Let us assume $T$ self adjoint. By definition, a complex number $\lambda$ is in the residual spectrum of $T$ if and only if $Ker(T-\lambda)=0$ (i.e. $\lambda$ is not an eigenvalue, i.e. not in the point spectrum) and $Im(T-\lambda)$ is not dense in $H$. But it is an easy computation to show that the closure of $Im(T-\lambda)$ in $H$ is $Ker(T^*-\bar{\lambda})=Ker(T-\bar{\lambda})$. So if $\lambda$ is in the residual spectrum of $T$ then $\bar{\lambda}$ is an eigenvalue of $T$. But an eingenvalue of a self-adjoint operator is real (if $Tx=\mu x$ with $x$ non-zero then $(Tx,x)=(\mu x,x)=\bar{\mu}(x,x)$ but also $(Tx,x)=(x, T^*x)=(x,Tx)=(x,\mu x)= \mu (x,x)$, thus $\bar{\mu}=\mu$ i.e. $\mu$ is real) so $\lambda$ is real and so $\lambda$ is an eigenvalue of $T$: contradiction.

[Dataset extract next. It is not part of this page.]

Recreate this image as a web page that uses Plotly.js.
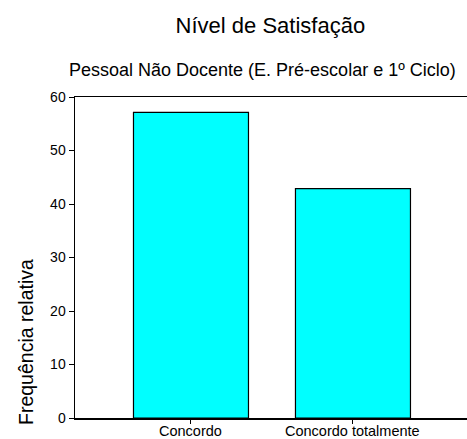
<!DOCTYPE html>
<html>
<head>
<meta charset="utf-8">
<script src="https://cdn.plot.ly/plotly-3.0.1.min.js"></script>
<style>html,body{margin:0;padding:0;background:#fff;}#chart{width:467px;height:439px;}</style>
</head>
<body>
<div id="chart"></div>
<script>
const categories = ["Concordo", "Concordo totalmente"];
const values = [57.14, 42.86];
const yTicks = [0, 10, 20, 30, 40, 50, 60];

const font = "Liberation Sans, Arial, sans-serif";
const xPos = categories.map((c, i) => i);
const trace = {
  type: "bar",
  x: xPos,
  y: values,
  width: 0.71,
  marker: {color: "#00FFFF", line: {color: "#000", width: 1.2}},
  hoverinfo: "none"
};
const catLabels = categories.map((c, i) => ({
  text: c, xref: "x", yref: "paper", x: i, y: -(431 - 418) / 321,
  xanchor: "center", yanchor: "middle", showarrow: false,
  font: {size: 14.5, family: font, color: "#000"}
}));
const layout = {
  width: 467, height: 439,
  margin: {l: 75, r: 0, t: 97, b: 21, pad: 0},
  paper_bgcolor: "#fff", plot_bgcolor: "#fff",
  showlegend: false,
  font: {family: font, color: "#000", size: 12},
  title: {text: "Nível de Satisfação", font: {family: font, size: 22, color: "#000"},
          x: 0.579, xref: "container", xanchor: "center", y: 0.943, yref: "container", yanchor: "middle"},
  xaxis: {
    range: [-0.716, 1.704], tickmode: "array", tickvals: xPos, showticklabels: false,
    showline: true, linecolor: "#000", linewidth: 1.5, mirror: true,
    ticks: "outside", ticklen: 4, tickcolor: "#000", tickwidth: 1,
    showgrid: false, zeroline: false, fixedrange: true
  },
  yaxis: {
    range: [0, 60], tickmode: "array", tickvals: yTicks, ticktext: yTicks.map(String),
    showline: true, linecolor: "#000", linewidth: 1.5,
    ticks: "outside", ticklen: 5, tickcolor: "#000", tickwidth: 1,
    showgrid: false, zeroline: false, tickfont: {size: 14, family: font, color: "#000"}, fixedrange: true
  },
  annotations: [
    {text: "Pessoal Não Docente (E. Pré-escolar e 1º Ciclo)", xref: "paper", yref: "paper",
     x: (262 - 75) / 392, y: (418 - 70) / 321, xanchor: "center", yanchor: "middle", showarrow: false,
     font: {size: 18, family: font, color: "#000"}},
    {text: "Frequência relativa", xref: "paper", yref: "paper", textangle: -90,
     x: (26 - 75) / 392, y: (418 - 342) / 321, xanchor: "center", yanchor: "middle", showarrow: false,
     font: {size: 19.5, family: font, color: "#000"}}
  ].concat(catLabels)
};
Plotly.newPlot("chart", [trace], layout, {displayModeBar: false, staticPlot: true});
</script>
</body>
</html>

Conclusion: the residual spectrum of a self-adjoint operator is empty, which explains why we do not often hear about residual spectrum in quantum mechanics courses...

Remark: in general, the operators relevant in quantum mechanics are unbounded, i.e. not continous for the norm operator, and so not defined everywhere. The preceding argument applies without assuming $T$ bounded.

answered Feb 28, 2015 by 40227 (5,140 points) [ revision history ]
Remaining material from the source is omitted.